Land Securities Group Plc (LON:LAND), Landsec, will host a capital markets events at Liverpool ONE today, where it will provide an update on current trading and share further insight into how the attractive growth across its major retail platform is expected to contribute to the Company’s EPS growth, both in the short and for the longer term.
Continued strength in operational performance
Since its FY results in May, Landsec has seen good momentum on its primary financial objective of delivering sustainable income and EPS growth. This is underpinned by the ongoing strength in occupational demand across its high-quality central London and major retail portfolios, as the focus from customers on the best quality space remains unabated.
This has been particularly pronounced in major retail, where leases signed and in solicitor’s hands for the year to date are on average 12% above ERV. Rental uplifts on relettings/renewals continue to grow relative to previous passing rent, up to 13% for the year to date, compared to 7% for FY25 and 1% for FY24. This is underpinned by strong growth in retail sales, which at 8.3% over the five months to August was materially ahead of the national average of 2.0%, and strong growth in footfall, which at 4.9% was also well ahead of the UK average of 1.0%.
In central London, leasing remains robust as well, with leases signed and in solicitor’s hand 9% above ERV and relettings/renewals 6% above previous passing rent. As such, Landsec is firmly on track vs its guidance of c. 3-4% growth in like-for-like net rental income and c. 2-4% growth in EPRA EPS this year, before the 0.9 pence impact on this year’s EPS from the disposal of QAM.
Significant income growth potential in major retail
With a continued focus from brands on the best destinations which deliver the highest sales and its market-leading platform, Landsec today will share further insight into how it targets to deliver 4.5-7% CAGR in net rental income from its existing major retail portfolio by FY30.
This includes 3-4% growth p.a. from capturing the growing reversionary potential across its high quality portfolio and growth in turnover income. Growth in commercialisation income, such as digital media, events, brand activations and EV charging, is expected to add 0.5-1% p.a. In addition, the investment in up to c. £200m of smaller, high-yielding capex projects is expected to add on average 1-2% of growth p.a.
Taking into account interest cost on future capex, this means that at the low end of the target CAGR above, Landsec’s existing major retail platform would add c. 4-5p to EPS by FY30, which is what is reflected in the c. 60p potential FY30 EPS the Company has pointed to.
Capital allocation
Focusing on sustainable income and EPS growth, and maintaining a strong capital base, Landsec has made good progress in capital recycling, with £644m of low-returning assets sold or in legals since March, principally comprising:
– The sale of the QAM offices for £245m, which generated a total return of c. 0%, as the valuation depreciates in line with the income received until the 2026/28 lease expiries;
– The sale of a small £50m City office, which generated a net income yield of 5.1%;
– The disposal of four retail parks for £261m, one of which is in legals, which generated a slightly higher income return of 6.4% but delivered little LFL income growth;
– The sale of two pre-development assets for £72m, one of which is in legals, which generated a -0.4% net income yield.
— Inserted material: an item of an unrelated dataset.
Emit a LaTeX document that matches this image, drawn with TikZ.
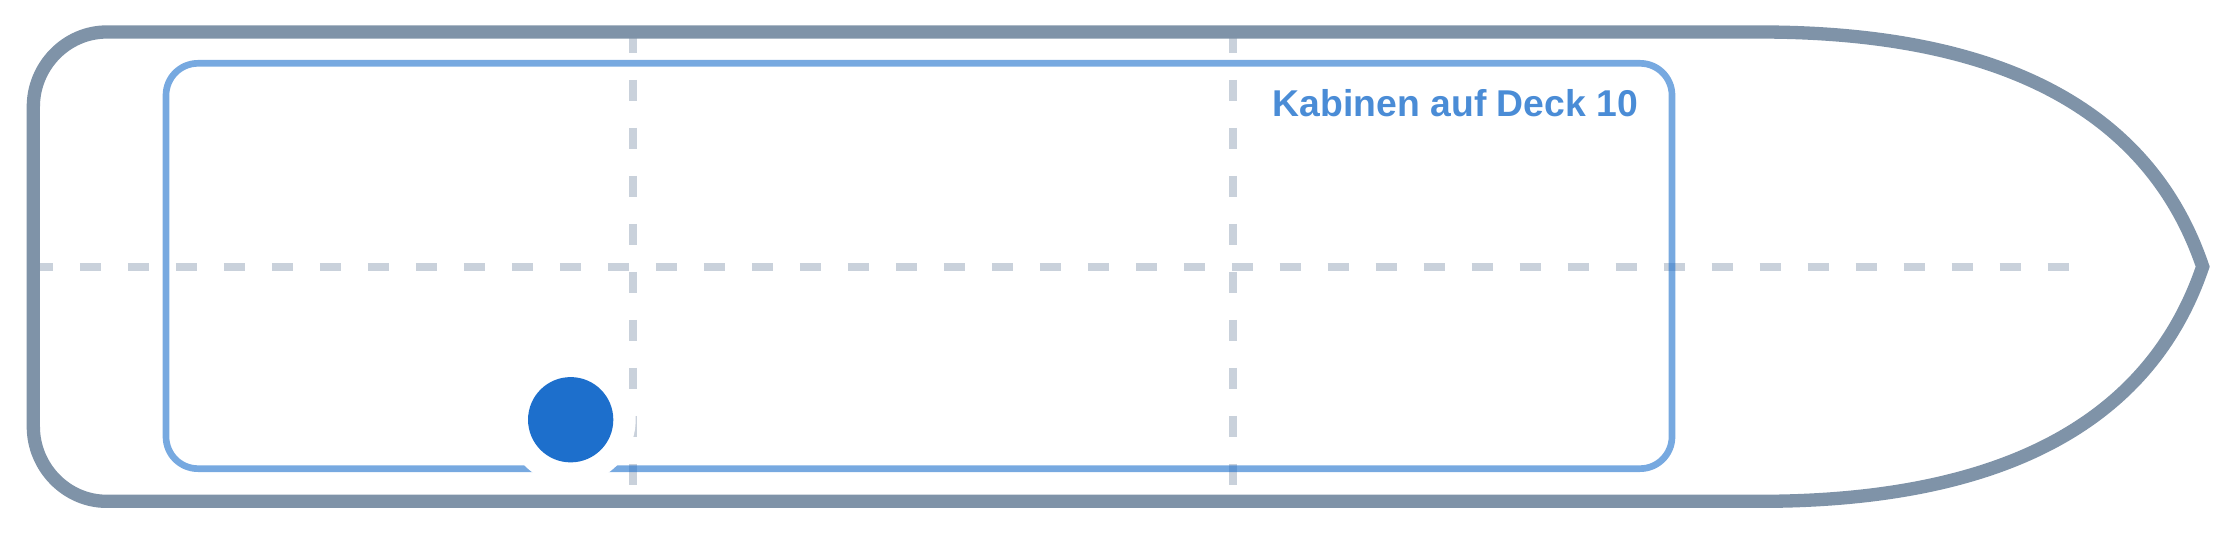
\documentclass[tikz,border=0pt]{standalone}
\usepackage{fontspec}
\newfontfamily\labfont{Liberation Sans}
\definecolor{hullc}{RGB}{127,147,168}
\definecolor{dotc}{RGB}{29,111,204}
\definecolor{labc}{RGB}{74,140,214}
\definecolor{dashc}{RGB}{148,163,184}
\tikzset{
  hull/.style={draw=hullc, line width=3.79pt, line join=miter},
  deckbox/.style={draw=dotc, draw opacity=0.6, line width=1.9pt, rounded corners=0.32cm},
  guide/.style={draw=dashc, draw opacity=0.5, line width=2.28pt, dash pattern=on 0.2133cm off 0.2667cm},
  halo/.style={circle, fill=white, minimum size=1.30cm, inner sep=0pt},
  spot/.style={circle, fill=dotc, minimum size=0.853cm, inner sep=0pt},
  decklabel/.style={text=labc, font=\labfont\bfseries\fontsize{10.62}{12}\selectfont, inner sep=0pt, anchor=base east}
}
\begin{document}
\begin{tikzpicture}[x=0.026667cm, y=-0.026667cm]
\useasboundingbox (0,0) rectangle (840,200);
% guide lines
\coordinate (hL) at (12,100);
\coordinate (hR) at (776,100);
\coordinate (v1T) at (237.4,12);
\coordinate (v1B) at (237.4,188);
\coordinate (v2T) at (462.4,12);
\coordinate (v2B) at (462.4,188);
\draw[guide] (hL) -- (hR);
\draw[guide] (v1T) -- (v1B);
\draw[guide] (v2T) -- (v2B);
% deck outline
\draw[deckbox] (62.25,23.75) rectangle (627,175.75);
% hull
\draw[hull] (40,12) -- (660,12)
  .. controls (745,12) and (805,38) .. (826,100)
  .. controls (805,162) and (745,188) .. (660,188)
  -- (40,188)
  .. controls (24.8,188) and (12.5,175.2) .. (12.5,160)
  -- (12.5,40)
  .. controls (12.5,24.8) and (24.8,12) .. (40,12) -- cycle;
% label
\node[decklabel] (lab) at (614.5,43.8) {Kabinen auf Deck 10};
% position marker
\node[halo] (ring) at (214,157.4) {};
\node[spot] (pos) at (ring.center) {};
\end{tikzpicture}
\end{document}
Combined, these disposals will release £644m of capital from assets which generated limited or no return at a cost to overall NTA of 1.0%. Aside from the aforementioned impact of turning the residual QAM finance lease income into a capital receipt on selling the asset, the aggregate impact of these disposals is effectively neutral in terms of EPS.
Investment activity in London offices is gradually recovering from a low base as ERVs continue to grow. Having sold £295m of offices well ahead of schedule, Landsec intends to accelerate further capital recycling over the next 12-18 months, to reinvest in major retail. Given the superior income returns and attractive growth in income, this remains Landsec’s highest conviction call, so in prioritising its capital allocation, the Company does not plan to commit any meaningful capital to new development projects in the near term. As a result, its committed development pipeline is expected to reduce to c. £0.2bn by mid-2026.
The presentation of today’s capital markets event will be made available on Landsec’s website later today.